_WHAT IS ASKED:_ Your task is to copy the listing exactly, with the pictures left out.

■ ■ ■ ■ ■

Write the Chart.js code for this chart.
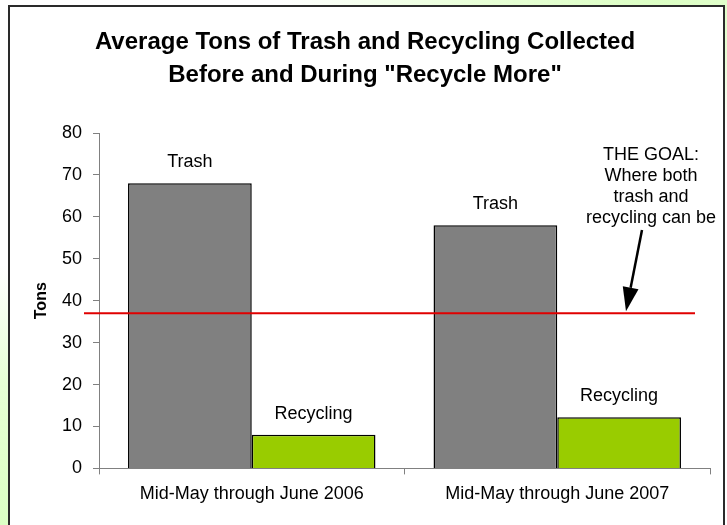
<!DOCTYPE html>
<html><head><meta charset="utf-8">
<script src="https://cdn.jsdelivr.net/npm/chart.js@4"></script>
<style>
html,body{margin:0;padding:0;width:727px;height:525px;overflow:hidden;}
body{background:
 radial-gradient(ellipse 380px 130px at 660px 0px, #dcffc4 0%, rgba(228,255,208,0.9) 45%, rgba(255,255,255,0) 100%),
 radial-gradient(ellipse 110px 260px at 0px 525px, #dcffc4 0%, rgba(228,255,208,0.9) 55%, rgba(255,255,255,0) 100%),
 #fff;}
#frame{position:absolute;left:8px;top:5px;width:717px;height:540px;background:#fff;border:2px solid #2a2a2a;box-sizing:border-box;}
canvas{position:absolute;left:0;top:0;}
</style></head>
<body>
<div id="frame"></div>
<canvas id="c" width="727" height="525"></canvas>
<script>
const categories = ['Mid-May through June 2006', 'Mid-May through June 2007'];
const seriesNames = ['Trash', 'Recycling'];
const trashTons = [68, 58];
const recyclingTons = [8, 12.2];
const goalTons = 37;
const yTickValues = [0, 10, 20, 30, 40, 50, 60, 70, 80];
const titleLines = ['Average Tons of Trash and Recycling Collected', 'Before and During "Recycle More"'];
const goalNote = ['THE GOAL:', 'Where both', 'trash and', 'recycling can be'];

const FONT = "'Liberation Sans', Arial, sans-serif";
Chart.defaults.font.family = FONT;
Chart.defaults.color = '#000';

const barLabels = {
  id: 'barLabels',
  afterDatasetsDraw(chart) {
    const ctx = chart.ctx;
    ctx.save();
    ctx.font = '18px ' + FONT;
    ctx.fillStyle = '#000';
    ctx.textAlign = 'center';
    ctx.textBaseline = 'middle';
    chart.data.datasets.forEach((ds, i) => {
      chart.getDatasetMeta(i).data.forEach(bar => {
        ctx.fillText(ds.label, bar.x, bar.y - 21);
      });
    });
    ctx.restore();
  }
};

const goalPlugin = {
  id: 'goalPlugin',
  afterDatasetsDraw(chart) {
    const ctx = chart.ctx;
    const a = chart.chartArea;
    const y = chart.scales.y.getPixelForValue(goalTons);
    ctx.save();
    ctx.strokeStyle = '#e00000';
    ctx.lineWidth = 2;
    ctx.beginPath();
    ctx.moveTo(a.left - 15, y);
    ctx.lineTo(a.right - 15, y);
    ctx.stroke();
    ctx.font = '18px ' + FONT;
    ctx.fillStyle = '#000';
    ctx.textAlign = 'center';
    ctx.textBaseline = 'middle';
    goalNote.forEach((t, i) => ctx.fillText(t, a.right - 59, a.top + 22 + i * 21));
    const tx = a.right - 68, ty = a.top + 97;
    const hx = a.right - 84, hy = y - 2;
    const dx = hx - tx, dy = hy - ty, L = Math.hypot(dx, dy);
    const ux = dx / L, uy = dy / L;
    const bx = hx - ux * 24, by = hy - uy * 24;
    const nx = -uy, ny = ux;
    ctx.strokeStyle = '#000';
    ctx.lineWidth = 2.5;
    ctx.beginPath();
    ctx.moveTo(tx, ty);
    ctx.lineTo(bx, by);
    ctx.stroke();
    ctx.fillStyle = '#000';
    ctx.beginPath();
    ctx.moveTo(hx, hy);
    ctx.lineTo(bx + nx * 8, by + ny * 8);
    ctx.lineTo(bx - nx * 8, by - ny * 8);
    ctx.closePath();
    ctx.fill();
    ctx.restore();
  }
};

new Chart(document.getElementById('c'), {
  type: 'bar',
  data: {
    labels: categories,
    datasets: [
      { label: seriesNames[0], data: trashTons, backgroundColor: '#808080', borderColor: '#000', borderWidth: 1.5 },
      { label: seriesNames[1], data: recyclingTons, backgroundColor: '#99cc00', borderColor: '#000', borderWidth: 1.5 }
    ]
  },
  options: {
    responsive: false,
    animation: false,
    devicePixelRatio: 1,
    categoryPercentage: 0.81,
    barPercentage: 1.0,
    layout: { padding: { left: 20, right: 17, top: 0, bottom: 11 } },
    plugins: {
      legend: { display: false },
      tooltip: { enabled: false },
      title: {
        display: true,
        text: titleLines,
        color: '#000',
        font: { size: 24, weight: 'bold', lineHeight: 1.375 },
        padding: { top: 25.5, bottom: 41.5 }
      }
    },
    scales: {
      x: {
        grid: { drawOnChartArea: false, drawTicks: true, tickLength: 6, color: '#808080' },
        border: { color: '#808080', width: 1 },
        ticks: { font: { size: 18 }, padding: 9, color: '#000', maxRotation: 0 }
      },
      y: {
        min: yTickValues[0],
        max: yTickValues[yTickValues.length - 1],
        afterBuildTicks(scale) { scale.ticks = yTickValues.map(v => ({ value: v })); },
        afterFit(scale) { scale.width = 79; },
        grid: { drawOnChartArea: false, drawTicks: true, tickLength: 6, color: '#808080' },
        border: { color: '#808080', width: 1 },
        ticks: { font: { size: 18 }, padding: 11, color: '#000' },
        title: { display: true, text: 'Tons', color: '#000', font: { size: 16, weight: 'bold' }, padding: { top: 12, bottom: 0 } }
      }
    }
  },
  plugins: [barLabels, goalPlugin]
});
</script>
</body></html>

■ ■ ■ ■ ■

_ANSWER:_
Write the Chart.js code for this chart.
<!DOCTYPE html>
<html><head><meta charset="utf-8">
<script src="https://cdn.jsdelivr.net/npm/chart.js@4"></script>
<style>
html,body{margin:0;padding:0;width:727px;height:525px;overflow:hidden;}
body{background:
 radial-gradient(ellipse 380px 130px at 660px 0px, #dcffc4 0%, rgba(228,255,208,0.9) 45%, rgba(255,255,255,0) 100%),
 radial-gradient(ellipse 110px 260px at 0px 525px, #dcffc4 0%, rgba(228,255,208,0.9) 55%, rgba(255,255,255,0) 100%),
 #fff;}
#frame{position:absolute;left:8px;top:5px;width:717px;height:540px;background:#fff;border:2px solid #2a2a2a;box-sizing:border-box;}
canvas{position:absolute;left:0;top:0;}
</style></head>
<body>
<div id="frame"></div>
<canvas id="c" width="727" height="525"></canvas>
<script>
const categories = ['Mid-May through June 2006', 'Mid-May through June 2007'];
const seriesNames = ['Trash', 'Recycling'];
const trashTons = [68, 58];
const recyclingTons = [8, 12.2];
const goalTons = 37;
const yTickValues = [0, 10, 20, 30, 40, 50, 60, 70, 80];
const titleLines = ['Average Tons of Trash and Recycling Collected', 'Before and During "Recycle More"'];
const goalNote = ['THE GOAL:', 'Where both', 'trash and', 'recycling can be'];

const FONT = "'Liberation Sans', Arial, sans-serif";
Chart.defaults.font.family = FONT;
Chart.defaults.color = '#000';

const barLabels = {
  id: 'barLabels',
  afterDatasetsDraw(chart) {
    const ctx = chart.ctx;
    ctx.save();
    ctx.font = '18px ' + FONT;
    ctx.fillStyle = '#000';
    ctx.textAlign = 'center';
    ctx.textBaseline = 'middle';
    chart.data.datasets.forEach((ds, i) => {
      chart.getDatasetMeta(i).data.forEach(bar => {
        ctx.fillText(ds.label, bar.x, bar.y - 21);
      });
    });
    ctx.restore();
  }
};

const goalPlugin = {
  id: 'goalPlugin',
  afterDatasetsDraw(chart) {
    const ctx = chart.ctx;
    const a = chart.chartArea;
    const y = chart.scales.y.getPixelForValue(goalTons);
    ctx.save();
    ctx.strokeStyle = '#e00000';
    ctx.lineWidth = 2;
    ctx.beginPath();
    ctx.moveTo(a.left - 15, y);
    ctx.lineTo(a.right - 15, y);
    ctx.stroke();
    ctx.font = '18px ' + FONT;
    ctx.fillStyle = '#000';
    ctx.textAlign = 'center';
    ctx.textBaseline = 'middle';
    goalNote.forEach((t, i) => ctx.fillText(t, a.right - 59, a.top + 22 + i * 21));
    const tx = a.right - 68, ty = a.top + 97;
    const hx = a.right - 84, hy = y - 2;
    const dx = hx - tx, dy = hy - ty, L = Math.hypot(dx, dy);
    const ux = dx / L, uy = dy / L;
    const bx = hx - ux * 24, by = hy - uy * 24;
    const nx = -uy, ny = ux;
    ctx.strokeStyle = '#000';
    ctx.lineWidth = 2.5;
    ctx.beginPath();
    ctx.moveTo(tx, ty);
    ctx.lineTo(bx, by);
    ctx.stroke();
    ctx.fillStyle = '#000';
    ctx.beginPath();
    ctx.moveTo(hx, hy);
    ctx.lineTo(bx + nx * 8, by + ny * 8);
    ctx.lineTo(bx - nx * 8, by - ny * 8);
    ctx.closePath();
    ctx.fill();
    ctx.restore();
  }
};

new Chart(document.getElementById('c'), {
  type: 'bar',
  data: {
    labels: categories,
    datasets: [
      { label: seriesNames[0], data: trashTons, backgroundColor: '#808080', borderColor: '#000', borderWidth: 1.5 },
      { label: seriesNames[1], data: recyclingTons, backgroundColor: '#99cc00', borderColor: '#000', borderWidth: 1.5 }
    ]
  },
  options: {
    responsive: false,
    animation: false,
    devicePixelRatio: 1,
    categoryPercentage: 0.81,
    barPercentage: 1.0,
    layout: { padding: { left: 20, right: 17, top: 0, bottom: 11 } },
    plugins: {
      legend: { display: false },
      tooltip: { enabled: false },
      title: {
        display: true,
        text: titleLines,
        color: '#000',
        font: { size: 24, weight: 'bold', lineHeight: 1.375 },
        padding: { top: 25.5, bottom: 41.5 }
      }
    },
    scales: {
      x: {
        grid: { drawOnChartArea: false, drawTicks: true, tickLength: 6, color: '#808080' },
        border: { color: '#808080', width: 1 },
        ticks: { font: { size: 18 }, padding: 9, color: '#000', maxRotation: 0 }
      },
      y: {
        min: yTickValues[0],
        max: yTickValues[yTickValues.length - 1],
        afterBuildTicks(scale) { scale.ticks = yTickValues.map(v => ({ value: v })); },
        afterFit(scale) { scale.width = 79; },
        grid: { drawOnChartArea: false, drawTicks: true, tickLength: 6, color: '#808080' },
        border: { color: '#808080', width: 1 },
        ticks: { font: { size: 18 }, padding: 11, color: '#000' },
        title: { display: true, text: 'Tons', color: '#000', font: { size: 16, weight: 'bold' }, padding: { top: 12, bottom: 0 } }
      }
    }
  },
  plugins: [barLabels, goalPlugin]
});
</script>
</body></html>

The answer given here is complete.